Barry Rabe, a Ford School professor and director of the Center for Local, State, and Urban Policy (CLOSUP), was recently cited by both the Financial Times and the U.S. News & World Report in coverage surrounding the last week's release of findings by the Environmental Protection Agency (EPA) on hydraulic fracturing, or fracking. Based on the results of the EPA's recent and highly-anticipated study, the agency announced that it has found no evidence that the procedure has caused "widespread" pollution of the water supply.
Speaking to the Financial Times, Rabe said, “This study is likely to keep vigilance over concerns about water fairly high.
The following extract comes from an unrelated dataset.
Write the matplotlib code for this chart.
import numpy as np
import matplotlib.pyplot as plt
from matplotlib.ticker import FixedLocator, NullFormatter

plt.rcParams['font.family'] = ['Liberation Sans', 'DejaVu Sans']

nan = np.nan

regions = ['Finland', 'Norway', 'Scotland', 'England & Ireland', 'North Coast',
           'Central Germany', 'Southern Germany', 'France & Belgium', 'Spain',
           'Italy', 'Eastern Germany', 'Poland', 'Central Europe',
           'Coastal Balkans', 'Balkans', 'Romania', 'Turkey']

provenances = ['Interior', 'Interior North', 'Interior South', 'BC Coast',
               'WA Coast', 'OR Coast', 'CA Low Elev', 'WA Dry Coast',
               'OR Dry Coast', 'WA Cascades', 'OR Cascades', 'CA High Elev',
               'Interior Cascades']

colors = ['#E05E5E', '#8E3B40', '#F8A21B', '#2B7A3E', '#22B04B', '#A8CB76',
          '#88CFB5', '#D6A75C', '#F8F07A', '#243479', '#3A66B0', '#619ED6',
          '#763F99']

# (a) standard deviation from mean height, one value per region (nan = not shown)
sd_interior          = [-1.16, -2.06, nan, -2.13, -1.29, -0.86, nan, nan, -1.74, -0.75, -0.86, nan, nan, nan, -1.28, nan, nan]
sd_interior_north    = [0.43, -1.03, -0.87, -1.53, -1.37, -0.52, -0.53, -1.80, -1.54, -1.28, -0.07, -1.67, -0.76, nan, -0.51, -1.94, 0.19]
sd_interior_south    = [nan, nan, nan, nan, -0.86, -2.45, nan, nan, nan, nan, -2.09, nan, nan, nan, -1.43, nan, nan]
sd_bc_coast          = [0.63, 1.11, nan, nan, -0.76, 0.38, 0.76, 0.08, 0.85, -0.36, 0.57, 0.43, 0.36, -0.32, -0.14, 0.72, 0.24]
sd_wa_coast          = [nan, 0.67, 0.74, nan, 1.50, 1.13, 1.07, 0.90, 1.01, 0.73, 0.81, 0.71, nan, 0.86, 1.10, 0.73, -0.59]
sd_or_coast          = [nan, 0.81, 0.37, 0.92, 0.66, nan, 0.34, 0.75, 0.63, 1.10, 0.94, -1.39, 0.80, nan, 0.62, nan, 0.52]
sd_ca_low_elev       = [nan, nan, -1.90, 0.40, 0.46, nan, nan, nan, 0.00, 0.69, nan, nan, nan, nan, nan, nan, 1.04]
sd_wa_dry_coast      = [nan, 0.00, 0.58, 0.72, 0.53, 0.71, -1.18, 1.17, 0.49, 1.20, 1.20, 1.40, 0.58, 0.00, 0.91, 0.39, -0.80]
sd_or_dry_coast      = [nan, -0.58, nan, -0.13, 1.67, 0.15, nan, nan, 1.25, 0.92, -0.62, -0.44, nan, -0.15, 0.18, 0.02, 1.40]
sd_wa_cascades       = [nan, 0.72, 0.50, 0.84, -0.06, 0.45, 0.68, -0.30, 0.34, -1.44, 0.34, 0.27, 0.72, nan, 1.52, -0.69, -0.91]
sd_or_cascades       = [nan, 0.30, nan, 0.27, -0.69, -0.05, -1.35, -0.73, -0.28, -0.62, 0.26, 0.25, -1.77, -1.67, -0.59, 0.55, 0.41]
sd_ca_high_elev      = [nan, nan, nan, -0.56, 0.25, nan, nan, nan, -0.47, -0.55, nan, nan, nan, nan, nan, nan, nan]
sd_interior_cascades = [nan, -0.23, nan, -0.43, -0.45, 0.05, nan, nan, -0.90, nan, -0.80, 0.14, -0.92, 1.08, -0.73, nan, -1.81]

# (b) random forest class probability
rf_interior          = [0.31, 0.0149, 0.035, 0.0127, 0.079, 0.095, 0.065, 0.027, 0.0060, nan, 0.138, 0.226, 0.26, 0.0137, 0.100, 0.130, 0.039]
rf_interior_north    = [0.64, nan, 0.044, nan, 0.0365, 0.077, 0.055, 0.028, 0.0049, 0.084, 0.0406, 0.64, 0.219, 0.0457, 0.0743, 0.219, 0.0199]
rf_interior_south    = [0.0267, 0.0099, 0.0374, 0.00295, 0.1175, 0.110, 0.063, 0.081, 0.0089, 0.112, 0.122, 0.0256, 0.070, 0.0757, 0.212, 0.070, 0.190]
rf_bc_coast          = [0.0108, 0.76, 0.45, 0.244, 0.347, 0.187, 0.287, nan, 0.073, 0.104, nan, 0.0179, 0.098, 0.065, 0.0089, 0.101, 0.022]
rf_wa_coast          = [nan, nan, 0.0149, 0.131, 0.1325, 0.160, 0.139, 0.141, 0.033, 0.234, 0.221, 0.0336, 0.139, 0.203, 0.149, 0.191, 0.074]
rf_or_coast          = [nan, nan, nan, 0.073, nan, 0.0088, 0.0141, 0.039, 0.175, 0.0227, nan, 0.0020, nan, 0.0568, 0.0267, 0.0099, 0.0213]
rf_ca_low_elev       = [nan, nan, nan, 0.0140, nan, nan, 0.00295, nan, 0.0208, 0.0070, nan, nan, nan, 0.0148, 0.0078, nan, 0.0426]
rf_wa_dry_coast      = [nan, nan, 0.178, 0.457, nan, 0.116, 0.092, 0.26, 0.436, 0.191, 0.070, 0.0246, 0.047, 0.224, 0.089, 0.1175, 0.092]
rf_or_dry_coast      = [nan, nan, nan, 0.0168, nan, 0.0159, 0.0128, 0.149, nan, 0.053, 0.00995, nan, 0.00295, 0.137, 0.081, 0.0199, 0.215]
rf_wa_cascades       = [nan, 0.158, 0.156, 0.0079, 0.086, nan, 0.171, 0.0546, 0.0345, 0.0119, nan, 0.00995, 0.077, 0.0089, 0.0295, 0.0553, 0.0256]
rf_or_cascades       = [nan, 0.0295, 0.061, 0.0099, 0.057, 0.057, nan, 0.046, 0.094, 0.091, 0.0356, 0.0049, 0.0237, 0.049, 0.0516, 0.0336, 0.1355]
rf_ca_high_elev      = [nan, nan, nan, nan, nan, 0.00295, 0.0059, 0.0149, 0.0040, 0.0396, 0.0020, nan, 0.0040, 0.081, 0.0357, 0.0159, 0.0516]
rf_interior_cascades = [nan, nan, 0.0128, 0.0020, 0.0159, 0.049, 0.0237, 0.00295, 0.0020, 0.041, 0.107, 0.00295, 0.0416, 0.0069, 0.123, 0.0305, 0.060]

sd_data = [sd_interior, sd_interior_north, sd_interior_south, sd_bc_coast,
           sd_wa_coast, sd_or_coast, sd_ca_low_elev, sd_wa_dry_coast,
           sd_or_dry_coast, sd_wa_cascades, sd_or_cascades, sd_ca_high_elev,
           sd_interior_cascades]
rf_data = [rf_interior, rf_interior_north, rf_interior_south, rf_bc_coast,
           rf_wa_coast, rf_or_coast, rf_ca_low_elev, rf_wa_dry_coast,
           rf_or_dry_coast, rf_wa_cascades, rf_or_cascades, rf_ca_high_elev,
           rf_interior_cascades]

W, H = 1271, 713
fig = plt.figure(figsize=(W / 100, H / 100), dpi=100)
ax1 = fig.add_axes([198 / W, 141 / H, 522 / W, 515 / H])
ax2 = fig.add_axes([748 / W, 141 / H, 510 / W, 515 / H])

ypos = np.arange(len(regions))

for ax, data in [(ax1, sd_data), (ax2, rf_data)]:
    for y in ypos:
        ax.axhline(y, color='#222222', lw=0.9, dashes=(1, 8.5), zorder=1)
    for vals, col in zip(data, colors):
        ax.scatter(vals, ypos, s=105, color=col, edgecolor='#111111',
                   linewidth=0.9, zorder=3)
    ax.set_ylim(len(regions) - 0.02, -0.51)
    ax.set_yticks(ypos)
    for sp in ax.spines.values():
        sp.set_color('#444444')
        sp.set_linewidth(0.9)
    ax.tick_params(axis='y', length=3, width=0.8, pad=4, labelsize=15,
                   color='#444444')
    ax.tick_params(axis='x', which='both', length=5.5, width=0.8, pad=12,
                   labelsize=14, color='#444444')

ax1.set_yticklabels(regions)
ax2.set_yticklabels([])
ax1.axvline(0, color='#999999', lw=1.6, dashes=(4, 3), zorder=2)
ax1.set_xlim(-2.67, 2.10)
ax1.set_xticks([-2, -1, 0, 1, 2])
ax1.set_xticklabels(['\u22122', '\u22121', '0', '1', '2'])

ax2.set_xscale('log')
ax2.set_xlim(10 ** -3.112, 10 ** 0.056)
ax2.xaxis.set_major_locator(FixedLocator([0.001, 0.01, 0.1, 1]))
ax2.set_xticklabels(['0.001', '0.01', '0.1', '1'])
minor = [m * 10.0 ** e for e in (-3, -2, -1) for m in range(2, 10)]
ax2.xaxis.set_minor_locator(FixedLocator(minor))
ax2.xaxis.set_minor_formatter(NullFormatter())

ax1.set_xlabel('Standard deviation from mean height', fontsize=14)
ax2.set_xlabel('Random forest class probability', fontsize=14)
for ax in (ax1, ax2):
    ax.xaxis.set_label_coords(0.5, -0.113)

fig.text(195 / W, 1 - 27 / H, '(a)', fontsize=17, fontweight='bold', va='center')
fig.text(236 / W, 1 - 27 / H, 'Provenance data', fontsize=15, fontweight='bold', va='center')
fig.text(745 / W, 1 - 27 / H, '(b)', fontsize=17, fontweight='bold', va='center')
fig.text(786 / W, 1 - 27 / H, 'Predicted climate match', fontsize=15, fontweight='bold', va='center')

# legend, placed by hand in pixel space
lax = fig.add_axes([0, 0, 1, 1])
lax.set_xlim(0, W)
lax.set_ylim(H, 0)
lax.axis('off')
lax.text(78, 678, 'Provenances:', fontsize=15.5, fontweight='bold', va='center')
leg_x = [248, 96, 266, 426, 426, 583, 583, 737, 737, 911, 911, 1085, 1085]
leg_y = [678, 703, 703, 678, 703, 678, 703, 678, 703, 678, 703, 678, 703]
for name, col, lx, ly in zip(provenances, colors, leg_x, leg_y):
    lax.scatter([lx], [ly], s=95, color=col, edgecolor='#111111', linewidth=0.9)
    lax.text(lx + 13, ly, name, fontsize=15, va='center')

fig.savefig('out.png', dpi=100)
It may be that states require more testing of water before and after fracking.” Indeed, the agency acknowledged known cases of water contamination related to fracking, and further noted that its conclusions on the procedure were not definitive due to insufficient data.
While he expects that policymakers and experts will continue to debate the magnitude of a potential threat and the proper role of the government in regulating the industry, Rabe also anticipates that the report marks an important shift in the political environment that may shape the future of fracking policy. In a June 5 article in U.S. News & World Report, he noted that “this further removes EPA under this president or any other president from doing the big jump into fracking." "We’re not going to see any more big shifts in EPA on fracking on lands not held by the federal government," he added.
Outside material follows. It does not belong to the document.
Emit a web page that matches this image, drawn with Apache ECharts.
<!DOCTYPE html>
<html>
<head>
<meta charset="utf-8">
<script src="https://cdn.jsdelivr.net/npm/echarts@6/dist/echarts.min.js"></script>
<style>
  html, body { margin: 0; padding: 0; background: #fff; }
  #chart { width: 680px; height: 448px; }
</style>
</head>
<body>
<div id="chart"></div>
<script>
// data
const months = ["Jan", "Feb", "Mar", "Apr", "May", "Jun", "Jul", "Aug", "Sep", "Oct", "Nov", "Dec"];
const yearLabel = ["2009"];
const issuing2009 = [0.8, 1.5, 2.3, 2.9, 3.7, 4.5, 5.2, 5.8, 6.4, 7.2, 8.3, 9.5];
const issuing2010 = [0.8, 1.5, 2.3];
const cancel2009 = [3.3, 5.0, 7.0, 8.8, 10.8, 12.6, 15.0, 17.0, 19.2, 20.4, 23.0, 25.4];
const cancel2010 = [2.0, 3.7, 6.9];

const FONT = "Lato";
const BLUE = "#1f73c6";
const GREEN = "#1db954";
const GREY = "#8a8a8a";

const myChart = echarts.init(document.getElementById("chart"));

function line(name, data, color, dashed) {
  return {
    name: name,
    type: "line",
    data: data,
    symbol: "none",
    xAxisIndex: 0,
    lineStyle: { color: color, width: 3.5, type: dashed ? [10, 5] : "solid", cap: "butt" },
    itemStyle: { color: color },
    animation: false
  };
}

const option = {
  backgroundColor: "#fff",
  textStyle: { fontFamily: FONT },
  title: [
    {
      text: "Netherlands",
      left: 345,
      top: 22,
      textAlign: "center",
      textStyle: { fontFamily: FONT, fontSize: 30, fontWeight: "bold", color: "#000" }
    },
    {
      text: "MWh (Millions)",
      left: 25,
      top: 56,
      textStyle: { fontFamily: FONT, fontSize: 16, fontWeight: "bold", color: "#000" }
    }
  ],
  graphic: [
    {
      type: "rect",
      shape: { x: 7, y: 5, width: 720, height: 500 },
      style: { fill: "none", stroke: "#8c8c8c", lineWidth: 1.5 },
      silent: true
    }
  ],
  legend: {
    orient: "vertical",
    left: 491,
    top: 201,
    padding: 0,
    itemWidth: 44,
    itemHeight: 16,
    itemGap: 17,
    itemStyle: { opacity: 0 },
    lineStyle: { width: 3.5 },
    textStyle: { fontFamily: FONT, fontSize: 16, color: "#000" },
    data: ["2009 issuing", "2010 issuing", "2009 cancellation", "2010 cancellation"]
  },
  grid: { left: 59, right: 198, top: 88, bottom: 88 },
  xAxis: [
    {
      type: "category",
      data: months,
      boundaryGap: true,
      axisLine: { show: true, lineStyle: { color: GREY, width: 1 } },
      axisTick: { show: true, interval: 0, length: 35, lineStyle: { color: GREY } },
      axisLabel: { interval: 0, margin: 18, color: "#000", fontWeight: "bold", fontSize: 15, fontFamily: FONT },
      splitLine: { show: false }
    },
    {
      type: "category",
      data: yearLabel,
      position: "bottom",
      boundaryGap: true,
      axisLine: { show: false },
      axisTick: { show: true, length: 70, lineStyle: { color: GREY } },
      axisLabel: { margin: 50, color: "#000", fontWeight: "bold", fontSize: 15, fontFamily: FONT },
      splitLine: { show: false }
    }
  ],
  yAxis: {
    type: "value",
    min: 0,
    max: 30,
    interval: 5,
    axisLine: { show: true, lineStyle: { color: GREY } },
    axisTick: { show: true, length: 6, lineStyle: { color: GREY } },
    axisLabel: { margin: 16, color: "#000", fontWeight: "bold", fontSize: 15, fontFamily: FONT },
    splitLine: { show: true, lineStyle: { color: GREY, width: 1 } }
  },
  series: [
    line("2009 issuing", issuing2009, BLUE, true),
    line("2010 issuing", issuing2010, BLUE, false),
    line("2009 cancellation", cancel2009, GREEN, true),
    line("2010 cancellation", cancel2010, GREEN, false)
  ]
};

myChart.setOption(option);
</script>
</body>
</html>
Barry Rabe is the J. Ira and Nicki Harris Family Professor of Public Policy, Arthur Thurnau Professor at the Ford School, and director of the Center for Local, State, and Urban Policy (CLOSUP). He is also a non-resident senior fellow at the Brookings Institution. In 2006, Barry became the first social scientist to receive a Climate Protection Award from the U.S. Environmental Protection Agency in recognition of his contribution to both scholarship and policymaking. Barry is a fellow of the National Academic of Public Administration and has served on NAPA panels as well as the 2013-14 National Resource Council Committee on Shale Gas Risks and Governance.